Before 1947, Diamonds weren’t forever; they weren’t even a while.
Diamonds were seen as a gift that only the extremely wealthy would get for their significant other in the early 20th century. Most women would have preferred a new car, washing machine, or mattress. Women wanted something practical, rather than some gaudy ring on their finger that just appeared as a waste of hundreds or thousands of dollars. This was the case, until a Ms. Gerety came up with the slogan that Advertising Age named the slogan of the century in 1999.

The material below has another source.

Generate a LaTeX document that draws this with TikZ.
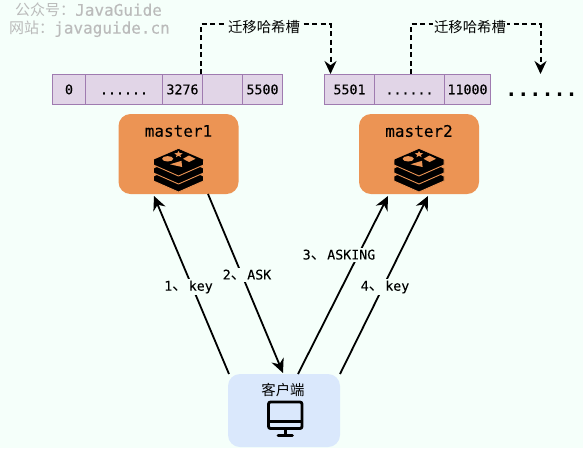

Francis Gerety was hired by a Philadelphia advertising agency by the name of N.W. Ayers in 1943, and her only client during her time there was De Beers Diamond Jewelry. When Ms. Gerety submitted the famous slogan “A Diamond is Forever” in front of her colleagues, they were as displeased as she was. Ms. Gerety felt that the line wasn’t that good, and her colleagues thought that the word “forever” didn’t even make grammatical sense. Thankfully, she gave it to De Beers and it has been in every one of their ads since 1947.
This ad slogan essentially transformed giving a diamond ring to your significant other from something that was seen as unneeded into a social norm. Diamond sales had been slumping for decades, especially going into the Great Depression. Gerety and N.W. Ayers were trying to sell the public a product that they didn’t want or need. The powerfulness of the slogan is based on its simplicity and emotional appeal. It was a way to symbolize to your significant other that your love was timeless, and what better way to capture all of that emotional sentiment than with a diamond ring? The repeated advertisement and gaining popularity of the slogan created a psychological phenomena in Americans’ heads that diamonds were valuable. This played right into De Beers’ wallets.
De Beers created a diamond monopoly in the late 19th century and early 20th century, carefully controlling the supply of diamonds into the market. They were able to figure out a way to sell a stone that had no intrinsic value unlike precious metals such as gold and silver. In addition to appealing to the ethics and emotions of an eternal love and marriage through their famous slogan, they also discouraged consumers from ever re-selling their rings. This ability to discourage reselling prevented a disrupt in the market because if many consumers resold their rings, the market would realize that diamonds really had very little intrinsic value.
While De Beers couldn’t remain a monopoly in the American as well as global market, they ensured that they would remain in the $72 billion dollar a year market just as long as the product would; forever.